Election Commission to hold EVM challenge with machines used in the recent assembly polls.
Chief Election Commissioner Nasim Zaidi. | PTI File Photo
Chief Election Commissioner Nasim Zaidi. | PTI File Photo

NEW DELHI: Amid a massive political debate on whether EVMs can be rigged or not, the poll panel on Friday said it would offer political parties an opportunity to prove that Electronic Voting Machines (EVMs) used in the recent Assembly polls were tampered with.

In the meeting with political parties, Chief Election Commissioner Nasim Zaidi asserted that the commission has no favourites and it maintained equal distance from all political parties while saying, “a challenge is on the cards.” “It is our constitutional and moral duty to stand dead centre of the circle drawn around us by 56 political parties (seven national and 49 state recognised parties),” Zaidi said.
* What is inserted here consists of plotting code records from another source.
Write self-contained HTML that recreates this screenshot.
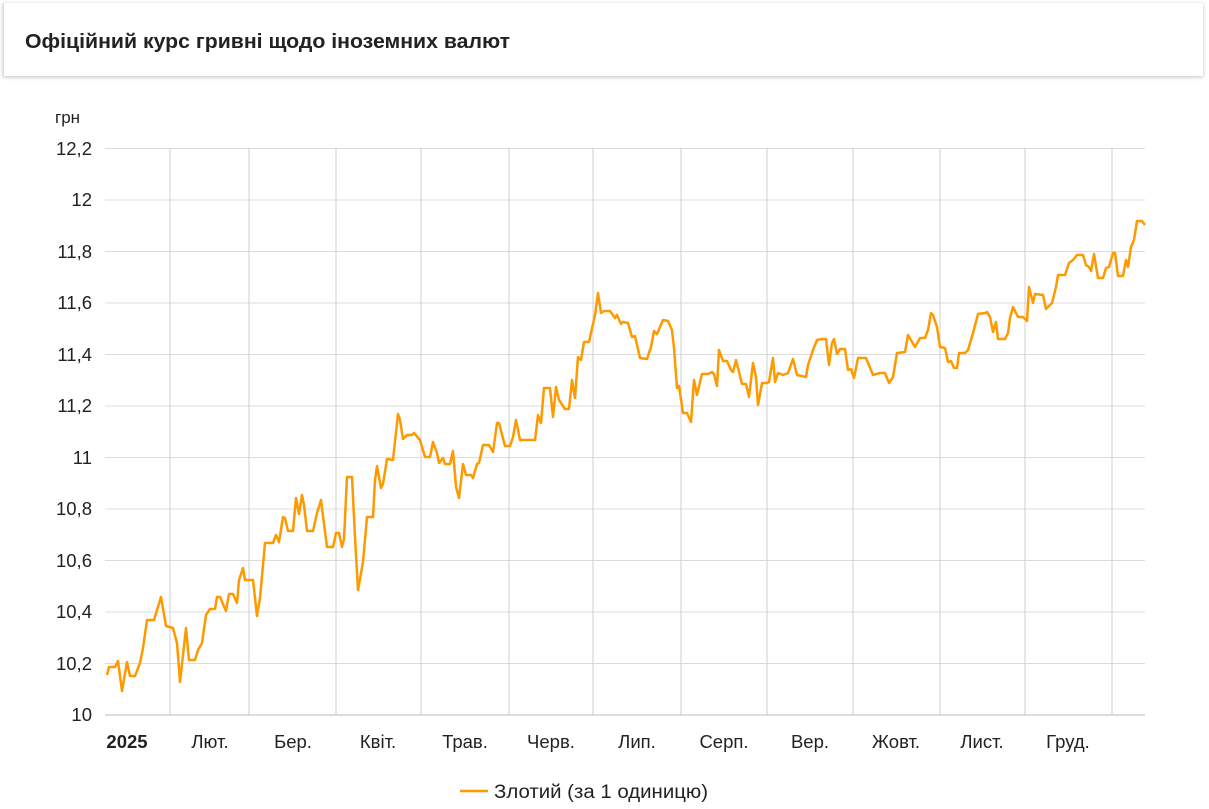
<!DOCTYPE html>
<html><head><meta charset="utf-8"><style>
body{margin:0;width:1209px;height:809px;background:#fff;font-family:"Liberation Sans","DejaVu Sans",sans-serif;overflow:hidden;position:relative}
.card{position:absolute;left:3px;top:3px;width:1199px;height:73px;background:#fff;box-shadow:0 1px 4px rgba(0,0,0,.25);border-left:1px solid #ddd}
</style></head><body>
<div class="card"></div>
<svg width="1209" height="809" style="position:absolute;left:0;top:0" font-family="Liberation Sans, sans-serif">
<text x="25" y="48" font-size="20" font-weight="bold" fill="#222" textLength="485" lengthAdjust="spacingAndGlyphs">Офіційний курс гривні щодо іноземних валют</text>
<g stroke="#dcdcdc" stroke-width="1">
<line x1="105" x2="1145" y1="148.5" y2="148.5"/><line x1="105" x2="1145" y1="200" y2="200"/><line x1="105" x2="1145" y1="251.5" y2="251.5"/><line x1="105" x2="1145" y1="303" y2="303"/><line x1="105" x2="1145" y1="354.5" y2="354.5"/><line x1="105" x2="1145" y1="406" y2="406"/><line x1="105" x2="1145" y1="457.5" y2="457.5"/><line x1="105" x2="1145" y1="509" y2="509"/><line x1="105" x2="1145" y1="560.5" y2="560.5"/><line x1="105" x2="1145" y1="612" y2="612"/><line x1="105" x2="1145" y1="663.5" y2="663.5"/>
</g>
<g stroke="#cfcfcf" stroke-width="1">
<line x1="170" x2="170" y1="148" y2="715"/><line x1="249" x2="249" y1="148" y2="715"/><line x1="336" x2="336" y1="148" y2="715"/><line x1="421" x2="421" y1="148" y2="715"/><line x1="509" x2="509" y1="148" y2="715"/><line x1="593" x2="593" y1="148" y2="715"/><line x1="681" x2="681" y1="148" y2="715"/><line x1="767" x2="767" y1="148" y2="715"/><line x1="853" x2="853" y1="148" y2="715"/><line x1="940" x2="940" y1="148" y2="715"/><line x1="1025" x2="1025" y1="148" y2="715"/><line x1="1112" x2="1112" y1="148" y2="715"/>
</g>
<line x1="105" x2="1145" y1="715" y2="715" stroke="#bbb"/>
<g font-size="18.5" fill="#222" text-anchor="end">
<text x="92" y="155">12,2</text><text x="92" y="206">12</text><text x="92" y="258">11,8</text><text x="92" y="309">11,6</text><text x="92" y="361">11,4</text><text x="92" y="412">11,2</text><text x="92" y="464">11</text><text x="92" y="515">10,8</text><text x="92" y="567">10,6</text><text x="92" y="618">10,4</text><text x="92" y="670">10,2</text><text x="92" y="721">10</text>
</g>
<text x="55" y="123" font-size="17" fill="#222">грн</text>
<g font-size="18.5" fill="#222" text-anchor="middle">
<text x="127" y="748" font-weight="bold">2025</text><text x="210" y="748">Лют.</text><text x="293" y="748">Бер.</text><text x="378" y="748">Квіт.</text><text x="465" y="748">Трав.</text><text x="551" y="748">Черв.</text><text x="637" y="748">Лип.</text><text x="724" y="748">Серп.</text><text x="810" y="748">Вер.</text><text x="896" y="748">Жовт.</text><text x="982" y="748">Лист.</text><text x="1068" y="748">Груд.</text>
</g>
<polyline fill="none" stroke="#ff9900" stroke-width="2.5" stroke-linejoin="round" points="107,675 109,667 115,667 118,661 122,691 127,662 130,676 135,676 140,663 143,648 147,620 154,620 161,597 166,626 173,628 177,643 180,682 186,628 189,660 195,660 198,650 202,643 206,615 210,609 215,609 217,597 220,597 226,611 229,594 233,594 237,603 239,580 243,568 245,580 253,580 257,616 260,598 265,543 273,543 276,535 279,542 283,517 285,518 288,531 293,531 296,498 299,514 302,495 304,505 307,531 313,531 317,513 321,500 327,547 333,547 336,533 339,533 342,547 344,539 347,477 352,477 355,537 358,590 363,562 367,517 373,517 375,480 377,466 381,488 383,484 387,459 393,460 398,414 400,420 403,439 407,435 412,435 414,433 420,440 425,457 430,457 433,442 437,453 439,463 443,458 445,464 450,464 453,451 456,487 459,498 463,464 466,475 471,475 473,478 477,464 479,463 483,445 489,445 493,452 497,423 499,423 505,446 510,446 513,437 516,420 520,440 535,440 538,415 541,423 544,388 550,388 553,417 556,387 559,400 565,409 569,409 572,380 575,398 578,357 581,360 584,342 589,342 595,315 598,293 601,313 604,311 610,311 615,318 617,315 621,324 623,322 628,323 632,337 635,336 640,358 647,359 651,347 654,331 657,334 663,320 668,321 672,330 674,348 677,388 679,386 683,413 687,413 691,422 694,380 697,395 702,374 708,374 712,372 714,374 717,386 719,350 723,361 727,361 731,370 733,372 736,360 742,384 746,384 749,397 753,363 756,377 758,405 762,383 767,383 769,382 773,358 775,382 778,373 783,375 788,373 793,359 797,375 806,377 808,365 813,350 817,340 822,339 826,339 829,365 832,343 834,339 837,354 840,349 845,349 848,370 851,369 854,378 858,358 866,358 873,375 880,373 885,373 889,383 893,377 897,353 905,352 908,335 915,347 920,338 925,338 928,330 931,313 933,315 937,327 940,347 945,348 948,362 951,361 954,368 957,368 959,353 965,353 968,350 973,333 978,314 985,313 987,312 990,317 993,332 996,322 998,339 1005,339 1008,333 1010,318 1013,307 1018,317 1023,317 1027,321 1029,287 1033,303 1035,294 1043,295 1046,309 1052,303 1056,287 1058,275 1065,275 1069,263 1073,260 1077,255 1083,255 1086,265 1089,267 1091,271 1094,254 1098,278 1103,278 1106,268 1109,267 1113,253 1115,253 1118,276 1123,276 1126,260 1128,267 1131,247 1134,240 1137,221 1142,221 1145,225"/>
<line x1="460" x2="488" y1="791" y2="791" stroke="#ff9900" stroke-width="2.5"/>
<text x="494" y="798" font-size="19" fill="#222" textLength="214" lengthAdjust="spacingAndGlyphs">Злотий (за 1 одиницю)</text>
</svg>
</body></html>
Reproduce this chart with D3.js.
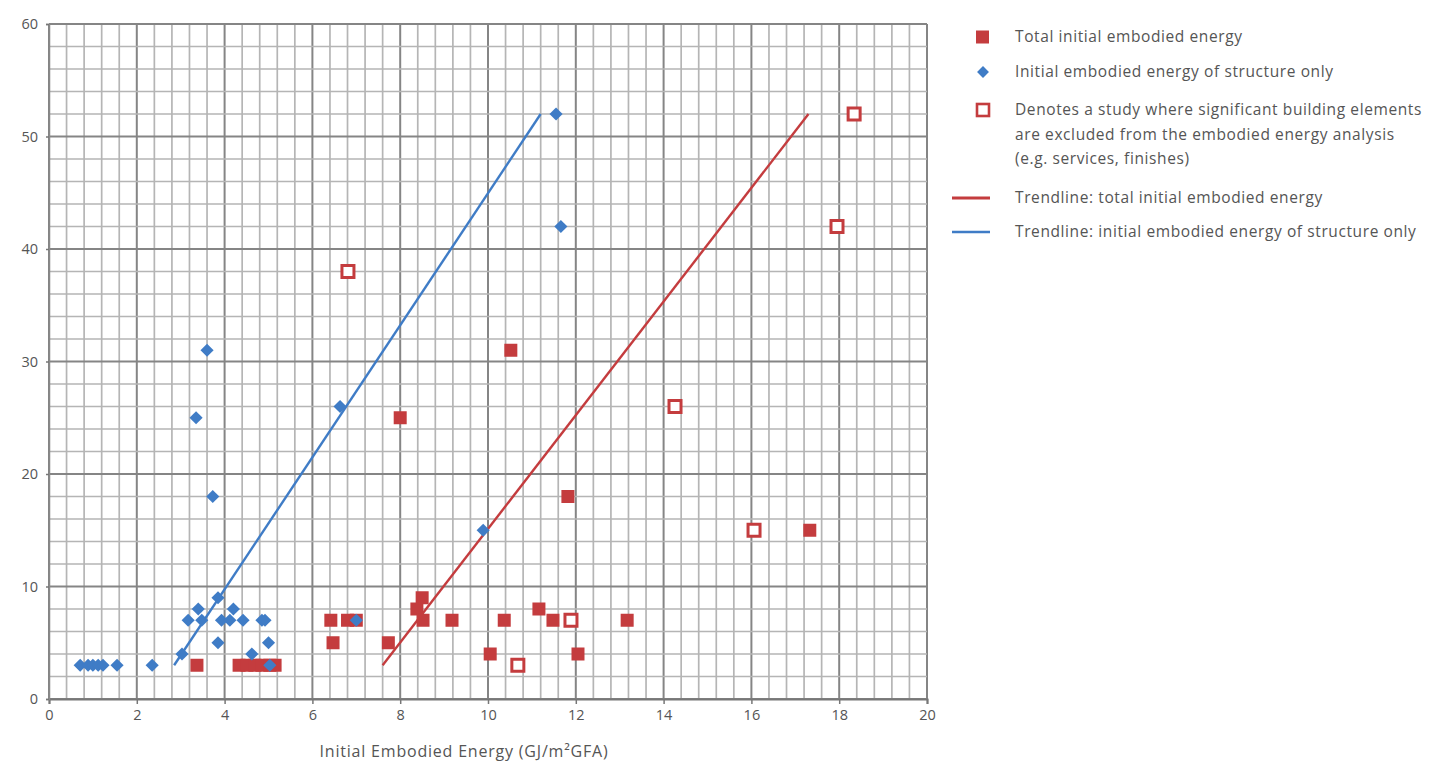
<!DOCTYPE html>
<html>
<head>
<meta charset="utf-8">
<script src="https://cdn.jsdelivr.net/npm/d3@7"></script>
<style>
  body { margin: 0; background: #fff; }
  svg { display: block; }
  text { font-family: "Open Sans", "Noto Sans", sans-serif; }
</style>
</head>
<body>
<svg id="chart" width="1437" height="764"></svg>
<script>
// ---- Data ----
const xTicks = [0, 2, 4, 6, 8, 10, 12, 14, 16, 18, 20];
const yTicks = [0, 10, 20, 30, 40, 50, 60];
const xTitle = "Initial Embodied Energy (GJ/m²GFA)";

// Total initial embodied energy (filled red squares): [x, y]
const totalX = [3.37, 4.33, 4.51, 4.69, 4.85, 5.03, 5.15, 6.42, 6.47, 6.8, 7.0, 7.73, 8.38, 8.5, 8.52, 9.18, 8.0, 10.52, 10.05, 10.37, 11.16, 11.48, 12.05, 13.17, 11.82, 17.33];
const totalY = [3, 3, 3, 3, 3, 3, 3, 7, 5, 7, 7, 5, 8, 9, 7, 7, 25, 31, 4, 7, 8, 7, 4, 7, 18, 15];

// Structure only (blue diamonds)
const structX = [0.71, 0.89, 1.0, 1.12, 1.23, 1.55, 2.35, 3.03, 3.17, 3.4, 3.48, 3.85, 3.85, 3.93, 4.12, 4.2, 4.42, 4.62, 4.85, 4.92, 5.0, 5.03, 7.0, 3.35, 3.6, 3.73, 6.63, 9.89, 11.55, 11.66];
const structY = [3, 3, 3, 3, 3, 3, 3, 4, 7, 8, 7, 9, 5, 7, 7, 8, 7, 4, 7, 7, 5, 3, 7, 25, 31, 18, 26, 15, 52, 42];

// Studies with significant elements excluded (hollow red squares)
const excludedX = [6.81, 10.68, 11.89, 14.26, 16.06, 17.95, 18.34];
const excludedY = [38, 3, 7, 26, 15, 42, 52];

// Trendlines: endpoints [x0, x1], [y0, y1]
const trendTotalX = [7.6, 17.3];
const trendTotalY = [3, 52];
const trendStructX = [2.85, 11.2];
const trendStructY = [3, 52];

const legendLabels = [
  ["Total initial embodied energy"],
  ["Initial embodied energy of structure only"],
  ["Denotes a study where significant building elements", "are excluded from the embodied energy analysis", "(e.g. services, finishes)"],
  ["Trendline: total initial embodied energy"],
  ["Trendline: initial embodied energy of structure only"]
];

// ---- Drawing ----
const RED = "#c43c3e";
const BLUE = "#3f7cc6";
const svg = d3.select("#chart");

const x = d3.scaleLinear().domain([0, 20]).range([49, 927]);
const y = d3.scaleLinear().domain([0, 60]).range([699, 24]);

const isMajorX = d => Math.abs(d / 2 - Math.round(d / 2)) < 1e-6;
const grid = svg.append("g");
const minorX = d3.range(0, 20.0001, 0.4).map(v => +v.toFixed(2));
const minorY = d3.range(0, 60.0001, 2);
grid.selectAll("line.vx").data(minorX).join("line")
  .attr("x1", d => x(d)).attr("x2", d => x(d))
  .attr("y1", y(60)).attr("y2", y(0))
  .attr("stroke", d => isMajorX(d) ? "#858585" : "#b5b5b5")
  .attr("stroke-width", d => isMajorX(d) ? 2 : 1.7);
grid.selectAll("line.hy").data(minorY).join("line")
  .attr("x1", x(0)).attr("x2", x(20))
  .attr("y1", d => y(d)).attr("y2", d => y(d))
  .attr("stroke", d => d % 10 === 0 ? "#858585" : "#b5b5b5")
  .attr("stroke-width", d => d % 10 === 0 ? 2 : 1.7);

// axes
const xAxis = d3.axisBottom(x).tickValues(xTicks).tickSize(5).tickPadding(6);
const gx = svg.append("g").attr("transform", `translate(0,${y(0)})`).call(xAxis);
gx.select(".domain").attr("stroke", "#777").attr("stroke-width", 2);
gx.selectAll(".tick line").attr("stroke", "#777").attr("stroke-width", 1.5);
gx.selectAll(".tick text").attr("fill", "#555").attr("font-size", 14.5);

const yAxis = d3.axisLeft(y).tickValues(yTicks).tickSize(3).tickPadding(8);
const gy = svg.append("g").attr("transform", `translate(${x(0)},0)`).call(yAxis);
gy.select(".domain").attr("stroke", "#888").attr("stroke-width", 1.5);
gy.selectAll(".tick line").attr("stroke", "#777").attr("stroke-width", 1.5);
gy.selectAll(".tick text").attr("fill", "#555").attr("font-size", 14.5);

svg.append("text").attr("x", 464).attr("y", 757).attr("text-anchor", "middle")
  .attr("fill", "#555").attr("font-size", 16).attr("letter-spacing", 0.8).text(xTitle);

// trendlines
const line = d3.line().x(d => x(d[0])).y(d => y(d[1]));
svg.append("path").datum(d3.zip(trendStructX, trendStructY)).attr("d", line)
  .attr("stroke", BLUE).attr("stroke-width", 2.4).attr("fill", "none");
svg.append("path").datum(d3.zip(trendTotalX, trendTotalY)).attr("d", line)
  .attr("stroke", RED).attr("stroke-width", 2.4).attr("fill", "none");

// filled red squares
const sq = 13;
svg.append("g").selectAll("rect").data(d3.zip(totalX, totalY)).join("rect")
  .attr("x", d => x(d[0]) - sq / 2).attr("y", d => y(d[1]) - sq / 2)
  .attr("width", sq).attr("height", sq).attr("fill", RED);

// hollow red squares
const hs = 12;
svg.append("g").selectAll("rect").data(d3.zip(excludedX, excludedY)).join("rect")
  .attr("x", d => x(d[0]) - hs / 2).attr("y", d => y(d[1]) - hs / 2)
  .attr("width", hs).attr("height", hs).attr("fill", "#fff")
  .attr("stroke", RED).attr("stroke-width", 3);

// blue diamonds
const diamond = d3.symbol().type(d3.symbolDiamond2).size(110);
svg.append("g").selectAll("path").data(d3.zip(structX, structY)).join("path")
  .attr("d", diamond)
  .attr("transform", d => `translate(${x(d[0])},${y(d[1])})`)
  .attr("fill", BLUE);

// legend
const lg = svg.append("g");
const rowY = [37, 72, 110, 198, 232];
const lineH = 24.5;
legendLabels.forEach((lines, i) => {
  lines.forEach((t, j) => {
    lg.append("text").attr("x", 1015).attr("y", rowY[i] + j * lineH).attr("dy", "0.35em")
      .attr("font-size", 15.5).attr("letter-spacing", 0.6)
      .attr("fill", "#555").text(t);
  });
});
lg.append("rect").attr("x", 976).attr("y", rowY[0] - 6.5).attr("width", 13).attr("height", 13).attr("fill", RED);
lg.append("path").attr("d", d3.symbol().type(d3.symbolDiamond2).size(90)).attr("transform", `translate(983,${rowY[1]})`).attr("fill", BLUE);
lg.append("rect").attr("x", 977).attr("y", rowY[2] - 6).attr("width", 12).attr("height", 12)
  .attr("fill", "#fff").attr("stroke", RED).attr("stroke-width", 2.6);
lg.append("line").attr("x1", 952).attr("x2", 990).attr("y1", rowY[3]).attr("y2", rowY[3]).attr("stroke", RED).attr("stroke-width", 3.2);
lg.append("line").attr("x1", 952).attr("x2", 990).attr("y1", rowY[4]).attr("y2", rowY[4]).attr("stroke", BLUE).attr("stroke-width", 2.4);
</script>
</body>
</html>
Without giving any proper date to hold the challenge, the CEC said that the initiative will offer opportunity to political parties to demonstrate that EVM used in recent elections were tampered with or that EVMs can be tampered with even under strict technical and administrative safeguards as applicable during elections.
The meeting on Friday came following recent demonstration by an AAP MLA Saurabh Bhardwaj in Delhi Assembly on ‘How to Hack EVMs.’

While the AAP leaders have maintained that it is possible to hack even authorized EVMs used for the polls, the poll panel had rejected the claims of AAP saying that demonstration was done only on a look-alike machine. The AAP, which has been leading the opposition charge on this issue, claimed on Friday that its proposal of holding a hackathon has been rejected by the Commission. Delhi Deputy Chief Minister Manish Sisodia, who was also in the meeting, tweeted that the EC refused to carry out a hackathon.

Leaders of other parties like the CPI, RJD and RLD raised related as well as other aspects of the electoral process like corporate funding. “The whole issue is about the integrity of the election process. Why are advanced countries not using EVMs?” CPI secretary Atul Anjan asked.
RJD spokesperson Manoj Jha said by harping on the infallibility of EVMs, the EC was acting as the custodian of just the instruments and not the process.